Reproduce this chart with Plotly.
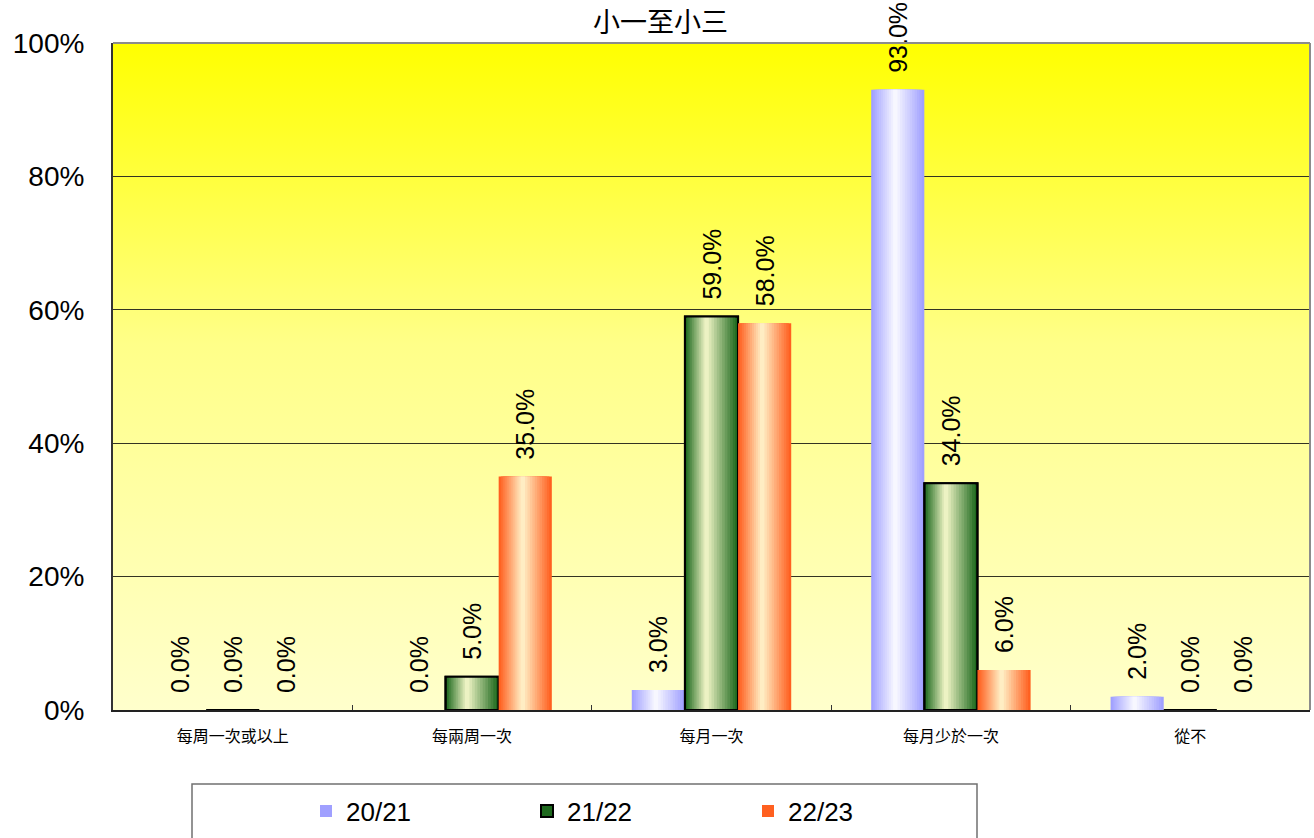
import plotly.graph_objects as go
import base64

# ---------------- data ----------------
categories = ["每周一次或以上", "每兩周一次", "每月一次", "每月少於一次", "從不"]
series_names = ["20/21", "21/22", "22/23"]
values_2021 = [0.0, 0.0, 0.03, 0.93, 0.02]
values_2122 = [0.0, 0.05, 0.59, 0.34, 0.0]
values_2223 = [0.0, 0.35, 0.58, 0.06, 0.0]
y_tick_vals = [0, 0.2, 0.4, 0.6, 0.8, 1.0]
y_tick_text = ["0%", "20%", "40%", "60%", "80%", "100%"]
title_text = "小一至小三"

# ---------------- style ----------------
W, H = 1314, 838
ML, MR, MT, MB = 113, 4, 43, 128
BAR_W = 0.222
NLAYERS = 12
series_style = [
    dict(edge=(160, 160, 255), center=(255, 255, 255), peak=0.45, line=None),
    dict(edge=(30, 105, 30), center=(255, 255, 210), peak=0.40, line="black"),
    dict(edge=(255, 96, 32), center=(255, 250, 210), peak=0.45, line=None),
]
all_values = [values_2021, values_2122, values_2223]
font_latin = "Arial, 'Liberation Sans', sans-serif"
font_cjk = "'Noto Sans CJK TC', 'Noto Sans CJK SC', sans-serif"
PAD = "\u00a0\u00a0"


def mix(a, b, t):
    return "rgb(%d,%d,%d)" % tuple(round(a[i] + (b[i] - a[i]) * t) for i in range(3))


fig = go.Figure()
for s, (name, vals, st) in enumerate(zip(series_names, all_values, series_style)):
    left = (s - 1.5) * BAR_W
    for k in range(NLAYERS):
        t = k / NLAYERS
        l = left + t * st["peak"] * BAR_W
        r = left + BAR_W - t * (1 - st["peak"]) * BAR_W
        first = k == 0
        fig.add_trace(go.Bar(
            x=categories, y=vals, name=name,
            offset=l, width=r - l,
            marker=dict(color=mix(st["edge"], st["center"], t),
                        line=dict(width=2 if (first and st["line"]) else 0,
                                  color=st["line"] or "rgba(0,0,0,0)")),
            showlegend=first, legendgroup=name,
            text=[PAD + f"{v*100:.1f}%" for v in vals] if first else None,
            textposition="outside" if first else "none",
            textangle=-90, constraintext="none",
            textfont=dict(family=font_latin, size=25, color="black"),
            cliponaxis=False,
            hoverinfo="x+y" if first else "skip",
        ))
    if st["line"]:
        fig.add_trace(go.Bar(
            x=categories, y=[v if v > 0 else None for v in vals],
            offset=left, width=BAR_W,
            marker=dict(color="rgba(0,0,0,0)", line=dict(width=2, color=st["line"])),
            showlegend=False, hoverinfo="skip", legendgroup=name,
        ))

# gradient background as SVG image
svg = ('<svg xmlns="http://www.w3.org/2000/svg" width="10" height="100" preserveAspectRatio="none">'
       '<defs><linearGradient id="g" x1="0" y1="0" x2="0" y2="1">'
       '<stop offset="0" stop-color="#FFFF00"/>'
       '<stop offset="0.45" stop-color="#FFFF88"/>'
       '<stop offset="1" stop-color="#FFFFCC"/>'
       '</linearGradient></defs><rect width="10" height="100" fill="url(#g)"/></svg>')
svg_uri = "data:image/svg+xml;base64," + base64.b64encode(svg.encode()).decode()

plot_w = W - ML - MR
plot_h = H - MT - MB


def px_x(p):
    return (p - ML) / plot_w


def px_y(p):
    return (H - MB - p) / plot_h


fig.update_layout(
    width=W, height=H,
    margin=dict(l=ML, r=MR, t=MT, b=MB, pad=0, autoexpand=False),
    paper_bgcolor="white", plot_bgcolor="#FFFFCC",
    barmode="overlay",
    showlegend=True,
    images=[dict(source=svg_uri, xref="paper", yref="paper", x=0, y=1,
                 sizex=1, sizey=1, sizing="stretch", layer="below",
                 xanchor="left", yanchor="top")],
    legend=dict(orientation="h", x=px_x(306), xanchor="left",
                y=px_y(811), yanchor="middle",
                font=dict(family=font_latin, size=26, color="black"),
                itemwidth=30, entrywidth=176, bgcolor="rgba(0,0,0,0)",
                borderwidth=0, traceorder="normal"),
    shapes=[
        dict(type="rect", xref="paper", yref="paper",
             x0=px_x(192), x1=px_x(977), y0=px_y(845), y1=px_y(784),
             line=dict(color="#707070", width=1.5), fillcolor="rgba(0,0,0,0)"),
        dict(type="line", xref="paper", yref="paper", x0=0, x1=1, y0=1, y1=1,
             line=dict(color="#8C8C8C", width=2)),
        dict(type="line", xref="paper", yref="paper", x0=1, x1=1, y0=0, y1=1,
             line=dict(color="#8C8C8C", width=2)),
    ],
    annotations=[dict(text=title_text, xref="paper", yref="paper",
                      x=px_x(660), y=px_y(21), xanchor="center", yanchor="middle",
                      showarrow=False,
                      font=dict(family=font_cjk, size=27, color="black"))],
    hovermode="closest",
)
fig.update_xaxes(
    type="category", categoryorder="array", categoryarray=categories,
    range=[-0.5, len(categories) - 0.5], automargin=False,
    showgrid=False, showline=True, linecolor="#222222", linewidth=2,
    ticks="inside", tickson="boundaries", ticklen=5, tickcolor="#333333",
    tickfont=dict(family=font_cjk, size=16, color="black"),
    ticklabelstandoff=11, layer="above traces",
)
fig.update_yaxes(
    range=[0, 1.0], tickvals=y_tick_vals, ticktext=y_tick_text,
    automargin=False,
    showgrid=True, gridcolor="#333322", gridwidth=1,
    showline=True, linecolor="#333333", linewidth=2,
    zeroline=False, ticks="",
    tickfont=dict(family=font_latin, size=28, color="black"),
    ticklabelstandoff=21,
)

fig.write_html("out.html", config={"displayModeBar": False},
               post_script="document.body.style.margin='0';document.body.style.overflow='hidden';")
----------------
Except for the pictures, print the data above exactly.

Reproduce this chart with Plotly.
import plotly.graph_objects as go
import base64

# ---------------- data ----------------
categories = ["每周一次或以上", "每兩周一次", "每月一次", "每月少於一次", "從不"]
series_names = ["20/21", "21/22", "22/23"]
values_2021 = [0.0, 0.0, 0.03, 0.93, 0.02]
values_2122 = [0.0, 0.05, 0.59, 0.34, 0.0]
values_2223 = [0.0, 0.35, 0.58, 0.06, 0.0]
y_tick_vals = [0, 0.2, 0.4, 0.6, 0.8, 1.0]
y_tick_text = ["0%", "20%", "40%", "60%", "80%", "100%"]
title_text = "小一至小三"

# ---------------- style ----------------
W, H = 1314, 838
ML, MR, MT, MB = 113, 4, 43, 128
BAR_W = 0.222
NLAYERS = 12
series_style = [
    dict(edge=(160, 160, 255), center=(255, 255, 255), peak=0.45, line=None),
    dict(edge=(30, 105, 30), center=(255, 255, 210), peak=0.40, line="black"),
    dict(edge=(255, 96, 32), center=(255, 250, 210), peak=0.45, line=None),
]
all_values = [values_2021, values_2122, values_2223]
font_latin = "Arial, 'Liberation Sans', sans-serif"
font_cjk = "'Noto Sans CJK TC', 'Noto Sans CJK SC', sans-serif"
PAD = "\u00a0\u00a0"


def mix(a, b, t):
    return "rgb(%d,%d,%d)" % tuple(round(a[i] + (b[i] - a[i]) * t) for i in range(3))


fig = go.Figure()
for s, (name, vals, st) in enumerate(zip(series_names, all_values, series_style)):
    left = (s - 1.5) * BAR_W
    for k in range(NLAYERS):
        t = k / NLAYERS
        l = left + t * st["peak"] * BAR_W
        r = left + BAR_W - t * (1 - st["peak"]) * BAR_W
        first = k == 0
        fig.add_trace(go.Bar(
            x=categories, y=vals, name=name,
            offset=l, width=r - l,
            marker=dict(color=mix(st["edge"], st["center"], t),
                        line=dict(width=2 if (first and st["line"]) else 0,
                                  color=st["line"] or "rgba(0,0,0,0)")),
            showlegend=first, legendgroup=name,
            text=[PAD + f"{v*100:.1f}%" for v in vals] if first else None,
            textposition="outside" if first else "none",
            textangle=-90, constraintext="none",
            textfont=dict(family=font_latin, size=25, color="black"),
            cliponaxis=False,
            hoverinfo="x+y" if first else "skip",
        ))
    if st["line"]:
        fig.add_trace(go.Bar(
            x=categories, y=[v if v > 0 else None for v in vals],
            offset=left, width=BAR_W,
            marker=dict(color="rgba(0,0,0,0)", line=dict(width=2, color=st["line"])),
            showlegend=False, hoverinfo="skip", legendgroup=name,
        ))

# gradient background as SVG image
svg = ('<svg xmlns="http://www.w3.org/2000/svg" width="10" height="100" preserveAspectRatio="none">'
       '<defs><linearGradient id="g" x1="0" y1="0" x2="0" y2="1">'
       '<stop offset="0" stop-color="#FFFF00"/>'
       '<stop offset="0.45" stop-color="#FFFF88"/>'
       '<stop offset="1" stop-color="#FFFFCC"/>'
       '</linearGradient></defs><rect width="10" height="100" fill="url(#g)"/></svg>')
svg_uri = "data:image/svg+xml;base64," + base64.b64encode(svg.encode()).decode()

plot_w = W - ML - MR
plot_h = H - MT - MB


def px_x(p):
    return (p - ML) / plot_w


def px_y(p):
    return (H - MB - p) / plot_h


fig.update_layout(
    width=W, height=H,
    margin=dict(l=ML, r=MR, t=MT, b=MB, pad=0, autoexpand=False),
    paper_bgcolor="white", plot_bgcolor="#FFFFCC",
    barmode="overlay",
    showlegend=True,
    images=[dict(source=svg_uri, xref="paper", yref="paper", x=0, y=1,
                 sizex=1, sizey=1, sizing="stretch", layer="below",
                 xanchor="left", yanchor="top")],
    legend=dict(orientation="h", x=px_x(306), xanchor="left",
                y=px_y(811), yanchor="middle",
                font=dict(family=font_latin, size=26, color="black"),
                itemwidth=30, entrywidth=176, bgcolor="rgba(0,0,0,0)",
                borderwidth=0, traceorder="normal"),
    shapes=[
        dict(type="rect", xref="paper", yref="paper",
             x0=px_x(192), x1=px_x(977), y0=px_y(845), y1=px_y(784),
             line=dict(color="#707070", width=1.5), fillcolor="rgba(0,0,0,0)"),
        dict(type="line", xref="paper", yref="paper", x0=0, x1=1, y0=1, y1=1,
             line=dict(color="#8C8C8C", width=2)),
        dict(type="line", xref="paper", yref="paper", x0=1, x1=1, y0=0, y1=1,
             line=dict(color="#8C8C8C", width=2)),
    ],
    annotations=[dict(text=title_text, xref="paper", yref="paper",
                      x=px_x(660), y=px_y(21), xanchor="center", yanchor="middle",
                      showarrow=False,
                      font=dict(family=font_cjk, size=27, color="black"))],
    hovermode="closest",
)
fig.update_xaxes(
    type="category", categoryorder="array", categoryarray=categories,
    range=[-0.5, len(categories) - 0.5], automargin=False,
    showgrid=False, showline=True, linecolor="#222222", linewidth=2,
    ticks="inside", tickson="boundaries", ticklen=5, tickcolor="#333333",
    tickfont=dict(family=font_cjk, size=16, color="black"),
    ticklabelstandoff=11, layer="above traces",
)
fig.update_yaxes(
    range=[0, 1.0], tickvals=y_tick_vals, ticktext=y_tick_text,
    automargin=False,
    showgrid=True, gridcolor="#333322", gridwidth=1,
    showline=True, linecolor="#333333", linewidth=2,
    zeroline=False, ticks="",
    tickfont=dict(family=font_latin, size=28, color="black"),
    ticklabelstandoff=21,
)

fig.write_html("out.html", config={"displayModeBar": False},
               post_script="document.body.style.margin='0';document.body.style.overflow='hidden';")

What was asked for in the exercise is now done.